The staff, she said, has embraced residents “just like their grandparents, just like their own.”
“They’ve made this a home for them,” Savadian said, her voice trembling. “There’s so much to be thankful for.”
Siranouche Haladjian, the resident council president, vividly recalls last Thanksgiving when she ate turkey in her room alone. This year, her son planned to pick her up so she could celebrate the holiday with the family.
“For so many months we were stuck in our rooms and we didn’t leave because of safety,” the 88-year-old said. “It’s wonderful now because I can have visitors. My kids and grandkids can come.”
After the pumpkin was slathered in butter and ready to bake in the oven, Yeranyan thanked Terteryan for the class and wished the residents “Happy Thanksgiving.”

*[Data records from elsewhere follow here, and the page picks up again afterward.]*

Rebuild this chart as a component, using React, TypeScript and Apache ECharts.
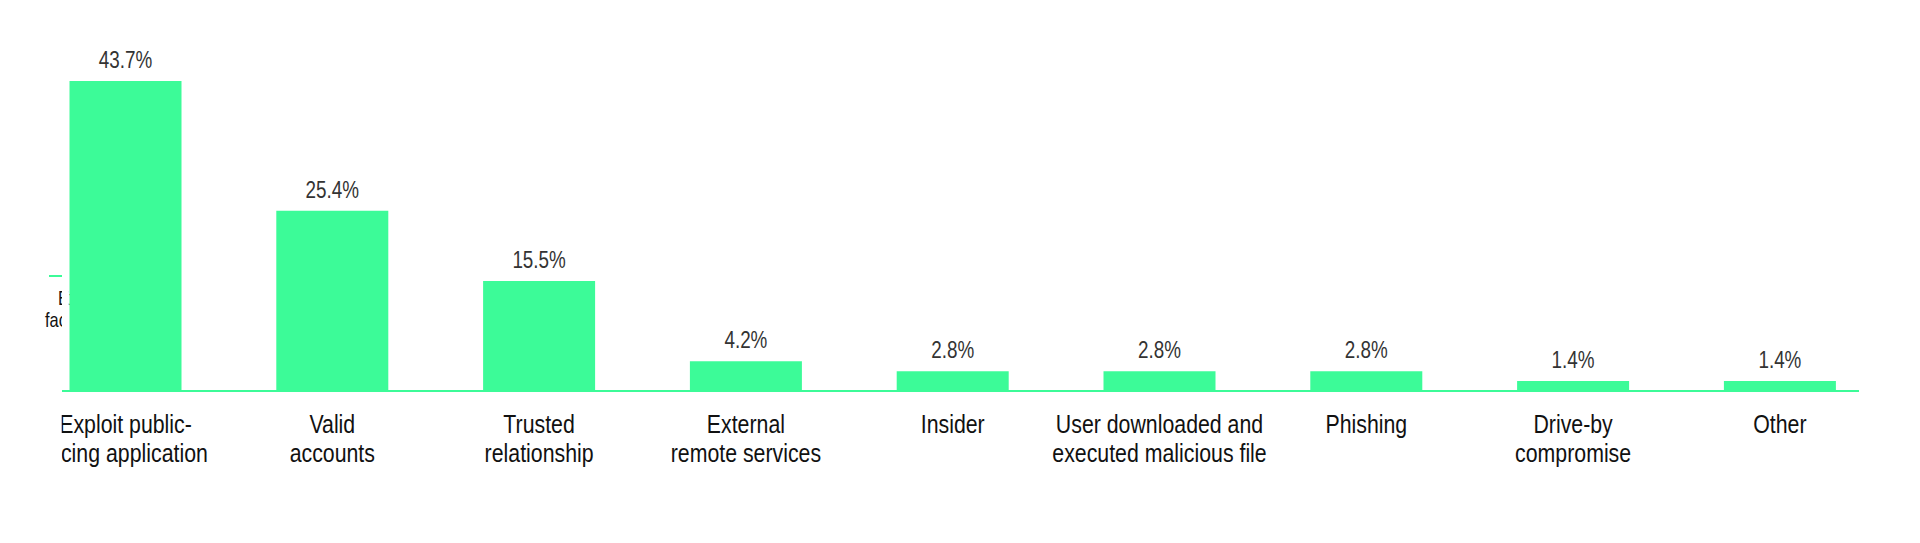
import React, { useEffect, useRef } from "react";
import * as echarts from "echarts";

const categories = [
  "Exploit public-\nfacing application",
  "Valid\naccounts",
  "Trusted\nrelationship",
  "External\nremote services",
  "Insider",
  "User downloaded and\nexecuted malicious file",
  "Phishing",
  "Drive-by\ncompromise",
  "Other",
];
const values = [43.7, 25.4, 15.5, 4.2, 2.8, 2.8, 2.8, 1.4, 1.4];

const GREEN = "#3cfb98";
const FONT = "'Liberation Sans', Arial, sans-serif";

// The reference artwork is horizontally condensed; draw wider and squeeze.
const SX = 0.82;
const W = Math.round(1920 / SX);
const px = (v: number) => v / SX;

export default function App() {
  const ref = useRef<HTMLDivElement>(null);
  useEffect(() => {
    if (!ref.current) return;
    const chart = echarts.init(ref.current, null, { renderer: "svg" });
    const gridLeft = px(22.1);
    const gridWidth = px(9 * 206.8);
    chart.setOption({
      animation: false,
      backgroundColor: "#ffffff",
      grid: {
        left: gridLeft,
        right: W - gridLeft - gridWidth,
        top: 36.3,
        bottom: 152,
        containLabel: false,
      },
      xAxis: {
        type: "category",
        data: categories,
        axisLine: { show: false },
        axisTick: { show: false },
        axisLabel: {
          interval: 0,
          fontFamily: FONT,
          fontSize: 26,
          lineHeight: 29,
          color: "#111111",
          margin: 18,
        },
      },
      yAxis: {
        type: "value",
        min: 0,
        max: 50,
        show: false,
        splitLine: { show: false },
      },
      series: [
        {
          type: "bar",
          data: values,
          barWidth: px(112),
          itemStyle: { color: GREEN },
          z: 2,
          label: {
            show: true,
            position: "top",
            distance: 10,
            fontFamily: FONT,
            fontSize: 23,
            color: "#333333",
            formatter: (p: any) => `${Number(p.value).toFixed(1)}%`,
          },
        },
      ],
      graphic: [
        {
          type: "line",
          z: 50,
          shape: { x1: px(62), y1: 391, x2: px(1859), y2: 391 },
          style: { stroke: GREEN, lineWidth: 2 },
        },
        {
          type: "line",
          z: 50,
          shape: { x1: px(49), y1: 276, x2: px(62), y2: 276 },
          style: { stroke: GREEN, lineWidth: 2 },
        },
        {
          type: "text",
          z: 1,
          x: px(58),
          y: 288,
          style: { text: "Ex", fontFamily: FONT, fontSize: 20, fill: "#111111" },
        },
        {
          type: "text",
          z: 1,
          x: px(45),
          y: 310,
          style: { text: "fac", fontFamily: FONT, fontSize: 20, fill: "#111111" },
        },
        {
          type: "rect",
          z: 45,
          shape: { x: px(62), y: 282, width: px(6.5), height: 55 },
          style: { fill: "#ffffff" },
        },
        {
          type: "rect",
          z: 100,
          shape: { x: 0, y: 396, width: px(61.7), height: 90 },
          style: { fill: "#ffffff" },
        },
      ],
    });
    return () => chart.dispose();
  }, []);
  return (
    <div
      style={{
        position: "absolute",
        left: 0,
        top: 0,
        width: 1920,
        height: 543,
        overflow: "hidden",
        background: "#ffffff",
      }}
    >
      <div
        ref={ref}
        style={{
          width: W,
          height: 543,
          transform: `scaleX(${SX})`,
          transformOrigin: "0 0",
        }}
      />
    </div>
  );
}
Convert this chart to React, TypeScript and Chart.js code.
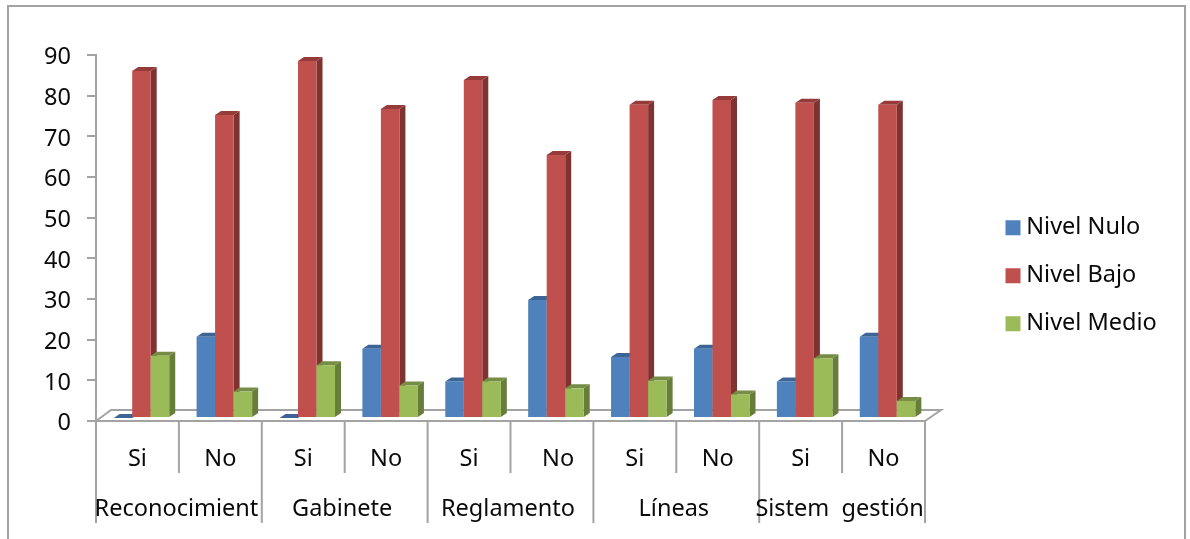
import React, { useEffect, useRef } from "react";
import { Chart, registerables } from "chart.js";

Chart.register(...registerables);

const answers = ["Si", "No", "Si", "No", "Si", "  No", "Si", "No", "Si", "No"];
const groups = ["Reconocimient", "Gabinete", "Reglamento", "Líneas", "Sistem  gestión"];
const nivelNulo = [0, 20, 0, 17, 9, 29, 15, 17, 9, 20];
const nivelBajo = [85.3, 74.5, 87.8, 76, 83.1, 64.7, 77, 78.2, 77.5, 77];
const nivelMedio = [15.3, 6.5, 13, 8, 9, 7.3, 9.2, 5.8, 14.7, 4.2];
const yTicksMax = 90;

const FONT = "'Noto Sans', sans-serif";
const FONT_SIZE = 23.5;
const AXIS = "#a3a3a3";
const TEXT = "#0a0a0a";

// Face, side and top tones of the extruded columns, one triple per series.
const tones = [
  { face: "#4f81bd", side: "#385d8a", top: "#3c6595" },
  { face: "#c0504d", side: "#7f3331", top: "#953b39" },
  { face: "#9bbb59", side: "#677d3a", top: "#758d44" },
];

const DEPTH_X = 6;
const DEPTH_Y = 4;
const FLOOR_DX = 15;
const FLOOR_DY = 11;
const SHIFT_X = 4;
const SHIFT_Y = -3;

const polygon = (ctx: CanvasRenderingContext2D, pts: number[][], fill: string) => {
  ctx.beginPath();
  pts.forEach(([x, y], i) => (i ? ctx.lineTo(x, y) : ctx.moveTo(x, y)));
  ctx.closePath();
  ctx.fillStyle = fill;
  ctx.fill();
};

// Places the legend in the free column at the right of the plot.
const legendPlacement = {
  id: "legendPlacement",
  afterLayout(chart: any) {
    const l = chart.legend;
    if (!l) return;
    l.left = 987;
    l.right = 1190;
    l.top = 191.5;
    l.bottom = 539;
    l.width = l.right - l.left;
    l.height = l.bottom - l.top;
  },
};

// Outer frame, open at the bottom edge of the page.
const frame = {
  id: "frame",
  beforeDraw(chart: any) {
    const { ctx, width, height } = chart;
    ctx.save();
    ctx.strokeStyle = AXIS;
    ctx.lineWidth = 2;
    ctx.beginPath();
    ctx.moveTo(8, height);
    ctx.lineTo(8, 6);
    ctx.lineTo(width - 5, 6);
    ctx.lineTo(width - 5, height);
    ctx.stroke();
    ctx.restore();
  },
};

// Floor of the plot plus the columns with their side and top faces.
const columns3d = {
  id: "columns3d",
  beforeDatasetsDraw(chart: any) {
    const { ctx, chartArea } = chart;
    const { left, right, bottom } = chartArea;

    ctx.save();
    ctx.strokeStyle = AXIS;
    ctx.lineWidth = 2;
    ctx.beginPath();
    ctx.moveTo(left, bottom);
    ctx.lineTo(left + FLOOR_DX, bottom - FLOOR_DY);
    ctx.lineTo(right + FLOOR_DX + 1, bottom - FLOOR_DY);
    ctx.lineTo(right, bottom);
    ctx.stroke();

    ctx.translate(SHIFT_X, SHIFT_Y);
    chart.data.datasets.forEach((_: any, d: number) => {
      const meta = chart.getDatasetMeta(d);
      meta.data.forEach((bar: any) => {
        const { x, y, base, width } = bar.getProps(["x", "y", "base", "width"], true);
        const l = x - width / 2;
        const r = x + width / 2;
        polygon(ctx, [[r, y], [r + DEPTH_X, y - DEPTH_Y], [r + DEPTH_X, base - DEPTH_Y], [r, base]], tones[d].side);
        polygon(ctx, [[l, y], [l + DEPTH_X, y - DEPTH_Y], [r + DEPTH_X, y - DEPTH_Y], [r, y]], tones[d].top);
        bar.draw(ctx);
      });
    });
    ctx.restore();
    return false;
  },
};

// Two-level category axis: separators and the lower row of group names.
const groupAxis = {
  id: "groupAxis",
  afterDraw(chart: any) {
    const { ctx, chartArea, scales } = chart;
    const x = scales.x;
    const step = x.getPixelForValue(1) - x.getPixelForValue(0);
    const edge = (i: number) => x.getPixelForValue(0) - step / 2 + i * step;
    ctx.save();
    ctx.strokeStyle = AXIS;
    ctx.lineWidth = 2;
    ctx.beginPath();
    for (let i = 0; i <= answers.length; i++) {
      ctx.moveTo(edge(i), chartArea.bottom);
      ctx.lineTo(edge(i), chartArea.bottom + (i % 2 ? 52 : 102));
    }
    ctx.stroke();
    ctx.fillStyle = TEXT;
    ctx.font = `${FONT_SIZE}px ${FONT}`;
    ctx.textAlign = "center";
    ctx.textBaseline = "middle";
    groups.forEach((g, i) => {
      ctx.fillText(g, edge(i * 2 + 1) - 2.5, chartArea.bottom + 88);
    });
    ctx.restore();
  },
};

const App = () => {
  const ref = useRef<HTMLCanvasElement>(null);

  useEffect(() => {
    document.body.style.margin = "0";
    const chart = new Chart(ref.current!, {
      type: "bar",
      data: {
        labels: answers,
        datasets: [
          { label: "Nivel Nulo", data: nivelNulo, backgroundColor: tones[0].face, borderWidth: 0 },
          { label: "Nivel Bajo", data: nivelBajo, backgroundColor: tones[1].face, borderWidth: 0 },
          { label: "Nivel Medio", data: nivelMedio, backgroundColor: tones[2].face, borderWidth: 0 },
        ],
      },
      options: {
        animation: false,
        responsive: false,
        categoryPercentage: 0.67,
        barPercentage: 1,
        layout: { padding: { left: 0, top: 55, right: 265, bottom: 0 } },
        plugins: {
          tooltip: { enabled: false },
          legend: {
            position: "chartArea",
            align: "start",
            labels: {
              usePointStyle: true,
              pointStyle: "rect",
              boxWidth: 3,
              boxHeight: 15,
              padding: 24.5,
              color: TEXT,
              font: { family: FONT, size: FONT_SIZE },
            },
          },
        },
        scales: {
          x: {
            grid: { display: false },
            border: { color: AXIS, width: 2 },
            ticks: {
              color: TEXT,
              font: { family: FONT, size: FONT_SIZE },
              autoSkip: false,
              maxRotation: 0,
              padding: 16,
            },
            afterFit: (s: any) => {
              s.height = 118;
            },
          },
          y: {
            min: 0,
            max: yTicksMax,
            ticks: {
              stepSize: 10,
              color: TEXT,
              font: { family: FONT, size: FONT_SIZE },
              padding: 16,
              labelOffset: 2.5,
            },
            grid: { drawOnChartArea: false, color: AXIS, lineWidth: 2, tickLength: 9 },
            border: { color: AXIS, width: 2 },
            afterFit: (s: any) => {
              s.width = 96;
            },
          },
        },
      } as any,
      plugins: [frame, legendPlacement, columns3d, groupAxis],
    });
    return () => chart.destroy();
  }, []);

  return <canvas ref={ref} width={1190} height={539} style={{ display: "block" }} />;
};

export default App;
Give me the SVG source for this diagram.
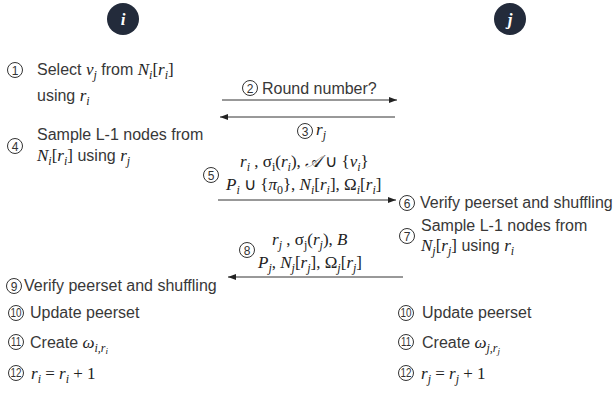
<svg xmlns="http://www.w3.org/2000/svg" width="613" height="394" viewBox="0 0 613 394">
<style>
.t{font-family:"Liberation Sans",Arial,sans-serif;font-size:16px;fill:#383838}
.m{font-family:"Liberation Serif","Times New Roman",serif;font-size:17px;fill:#222}
.mi{font-style:italic}
.s{font-size:12px}
.nc{fill:none;stroke:#333;stroke-width:1}
.nd{font-family:"Liberation Sans",Arial,sans-serif;font-size:12px;fill:#333;text-anchor:middle}
.ln{stroke:#333;stroke-width:1;fill:none}
.actor{fill:#232b3b}
.al{font-family:"Liberation Serif",serif;font-style:italic;font-weight:bold;font-size:17px;fill:#fff;text-anchor:middle}
</style>
<defs>
<marker id="ah" viewBox="0 0 8 6" refX="8" refY="3" markerWidth="8" markerHeight="6" markerUnits="userSpaceOnUse" orient="auto">
<path d="M0,0 L8,3 L0,6 z" fill="#222"/>
</marker>
<g id="num"><circle r="7.5" class="nc"/></g>
</defs>
<rect width="613" height="394" fill="#fff"/>

<g id="actor-i"><circle cx="123" cy="19" r="16" class="actor"/><text x="123" y="25" class="al">i</text></g>
<g id="actor-j"><circle cx="510" cy="19" r="16" class="actor"/><text x="510" y="25" class="al">j</text></g>

<g id="connectors">
<line x1="222" y1="100" x2="397" y2="100" class="ln" stroke="#666" marker-end="url(#ah)"/>
<line x1="395" y1="117" x2="220" y2="117" class="ln" marker-end="url(#ah)"/>
<line x1="218" y1="200" x2="396" y2="200" class="ln" marker-end="url(#ah)"/>
<line x1="403" y1="277" x2="228" y2="277" class="ln" marker-end="url(#ah)"/>
</g>

<g id="step1">
<use href="#num" x="15" y="70"/><text x="15" y="74.5" class="nd">1</text>
<text x="37" y="75" class="t">Select <tspan class="m mi">v<tspan class="s" dy="4">j</tspan></tspan><tspan dy="-4"> from </tspan><tspan class="m mi">N<tspan class="s" dy="4">i</tspan><tspan dy="-4" font-style="normal">[</tspan>r<tspan class="s" dy="4">i</tspan><tspan dy="-4" font-style="normal">]</tspan></tspan></text>
<text x="37" y="101" class="t">using <tspan class="m mi">r<tspan class="s" dy="4">i</tspan></tspan></text>
</g>

<g id="step2">
<use href="#num" x="250" y="88"/><text x="250" y="92.5" class="nd">2</text>
<text x="262" y="94" class="t">Round number?</text>
</g>

<g id="step3">
<use href="#num" x="305" y="131"/><text x="305" y="135.5" class="nd">3</text>
<text x="316" y="135" class="m mi">r<tspan class="s" dy="4">j</tspan></text>
</g>

<g id="step4">
<use href="#num" x="15" y="146"/><text x="15" y="150.5" class="nd">4</text>
<text x="37" y="140" class="t">Sample L-1 nodes from</text>
<text x="37" y="161" class="t"><tspan class="m mi">N<tspan class="s" dy="4">i</tspan><tspan dy="-4" font-style="normal">[</tspan>r<tspan class="s" dy="4">i</tspan><tspan dy="-4" font-style="normal">]</tspan></tspan> using <tspan class="m mi">r<tspan class="s" dy="4">j</tspan></tspan></text>
</g>

<g id="step5">
<use href="#num" x="211" y="175"/><text x="211" y="179.5" class="nd">5</text>
<text x="240" y="167" class="m"><tspan class="mi">r</tspan><tspan class="s mi" dy="4">i</tspan><tspan dy="-4"> , σ</tspan><tspan class="s" dy="4">i</tspan><tspan dy="-4">(</tspan><tspan class="mi">r</tspan><tspan class="s mi" dy="4">i</tspan><tspan dy="-4">), </tspan><tspan class="mi">𝒜</tspan> ∪ {<tspan class="mi">v</tspan><tspan class="s mi" dy="4">i</tspan><tspan dy="-4">}</tspan></text>
<text x="226" y="190" class="m"><tspan class="mi">P</tspan><tspan class="s mi" dy="4">i</tspan><tspan dy="-4"> ∪ {</tspan><tspan class="mi">π</tspan><tspan class="s" dy="4">0</tspan><tspan dy="-4">}, </tspan><tspan class="mi">N</tspan><tspan class="s mi" dy="4">i</tspan><tspan dy="-4">[</tspan><tspan class="mi">r</tspan><tspan class="s mi" dy="4">i</tspan><tspan dy="-4">], Ω</tspan><tspan class="s mi" dy="4">i</tspan><tspan dy="-4">[</tspan><tspan class="mi">r</tspan><tspan class="s mi" dy="4">i</tspan><tspan dy="-4">]</tspan></text>
</g>

<g id="step6">
<use href="#num" x="407" y="203"/><text x="407" y="207.5" class="nd">6</text>
<text x="420" y="208" class="t">Verify peerset and shuffling</text>
</g>

<g id="step7">
<use href="#num" x="407" y="236"/><text x="407" y="240.5" class="nd">7</text>
<text x="421" y="231" class="t">Sample L-1 nodes from</text>
<text x="421" y="251" class="t"><tspan class="m mi">N<tspan class="s" dy="4">j</tspan><tspan dy="-4" font-style="normal">[</tspan>r<tspan class="s" dy="4">j</tspan><tspan dy="-4" font-style="normal">]</tspan></tspan> using <tspan class="m mi">r<tspan class="s" dy="4">i</tspan></tspan></text>
</g>

<g id="step8">
<use href="#num" x="247" y="250"/><text x="247" y="254.5" class="nd">8</text>
<text x="272" y="245" class="m"><tspan class="mi">r</tspan><tspan class="s mi" dy="4">j</tspan><tspan dy="-4"> , σ</tspan><tspan class="s" dy="4">j</tspan><tspan dy="-4">(</tspan><tspan class="mi">r</tspan><tspan class="s mi" dy="4">j</tspan><tspan dy="-4">), </tspan><tspan class="mi">B</tspan></text>
<text x="258" y="268" class="m"><tspan class="mi">P</tspan><tspan class="s mi" dy="4">j</tspan><tspan dy="-4">, </tspan><tspan class="mi">N</tspan><tspan class="s mi" dy="4">j</tspan><tspan dy="-4">[</tspan><tspan class="mi">r</tspan><tspan class="s mi" dy="4">j</tspan><tspan dy="-4">], Ω</tspan><tspan class="s mi" dy="4">j</tspan><tspan dy="-4">[</tspan><tspan class="mi">r</tspan><tspan class="s mi" dy="4">j</tspan><tspan dy="-4">]</tspan></text>
</g>

<g id="step9">
<use href="#num" x="14" y="286"/><text x="14" y="290.5" class="nd">9</text>
<text x="24" y="291" class="t">Verify peerset and shuffling</text>
</g>

<g id="step10-i">
<use href="#num" x="16" y="313"/><text x="16" y="317" class="nd" font-size="11" textLength="11" lengthAdjust="spacingAndGlyphs">10</text>
<text x="30" y="318" class="t">Update peerset</text>
</g>
<g id="step11-i">
<use href="#num" x="16" y="342"/><text x="16" y="346" class="nd" font-size="11" textLength="10" lengthAdjust="spacingAndGlyphs">11</text>
<text x="30" y="348" class="t">Create <tspan class="m mi">ω<tspan class="s" dy="4">i,r</tspan><tspan font-size="9" dy="2">i</tspan></tspan></text>
</g>
<g id="step12-i">
<use href="#num" x="16" y="373"/><text x="16" y="377" class="nd" font-size="11" textLength="11" lengthAdjust="spacingAndGlyphs">12</text>
<text x="31" y="379" class="m"><tspan class="mi">r</tspan><tspan class="s mi" dy="4">i</tspan><tspan dy="-4"> = </tspan><tspan class="mi">r</tspan><tspan class="s mi" dy="4">i</tspan><tspan dy="-4"> + 1</tspan></text>
</g>

<g id="step10-j">
<use href="#num" x="406" y="313"/><text x="406" y="317" class="nd" font-size="11" textLength="11" lengthAdjust="spacingAndGlyphs">10</text>
<text x="422" y="318" class="t">Update peerset</text>
</g>
<g id="step11-j">
<use href="#num" x="406" y="342"/><text x="406" y="346" class="nd" font-size="11" textLength="10" lengthAdjust="spacingAndGlyphs">11</text>
<text x="422" y="348" class="t">Create <tspan class="m mi">ω<tspan class="s" dy="4">j,r</tspan><tspan font-size="9" dy="2">j</tspan></tspan></text>
</g>
<g id="step12-j">
<use href="#num" x="406" y="373"/><text x="406" y="377" class="nd" font-size="11" textLength="11" lengthAdjust="spacingAndGlyphs">12</text>
<text x="421" y="379" class="m"><tspan class="mi">r</tspan><tspan class="s mi" dy="4">j</tspan><tspan dy="-4"> = </tspan><tspan class="mi">r</tspan><tspan class="s mi" dy="4">j</tspan><tspan dy="-4"> + 1</tspan></text>
</g>
</svg>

Soon, staff members would bring out plates of turkey, mashed potatoes, cranberries and salad for the residents.
“Thanksgiving is a day to thank God and to thank for everything that we have. We’re still alive,” Yeranyan told the residents. “We have to be thankful for this.”
At a corner table, Victor Gorgy unpacked a cooler full of his mother’s favorites: Greenland Istanbuli white cheese, pita bread and a chocolate mousse cake.
The 59-year-old felt especially thankful, after his mother survived a bout of COVID-19 last year. Her oxygen levels dropped so low that she was hospitalized for four weeks.
“But she is great now,” he said, looking over at 89-year-old Josephine Berzy with a smile.
When Papiryan was finished dancing, Grigoryan called her mother, aunts and cousins on FaceTime so they could greet her. Papiryan, who at times would embrace the phone, told her family not to worry about her and that she was safe and happy.
At times Papiryan, who has dementia, thought her family was back in Armenia. They would periodically remind her of everyone’s name and who they were.
“It’s bittersweet because she’s not home with us,” Grigoryan said. “But I feel safe and happy because I know how well the nurses take care of her.”
Before the family hung up, Papiryan held up a glass filled with apple juice to the camera — a gesture of cheers for the holiday.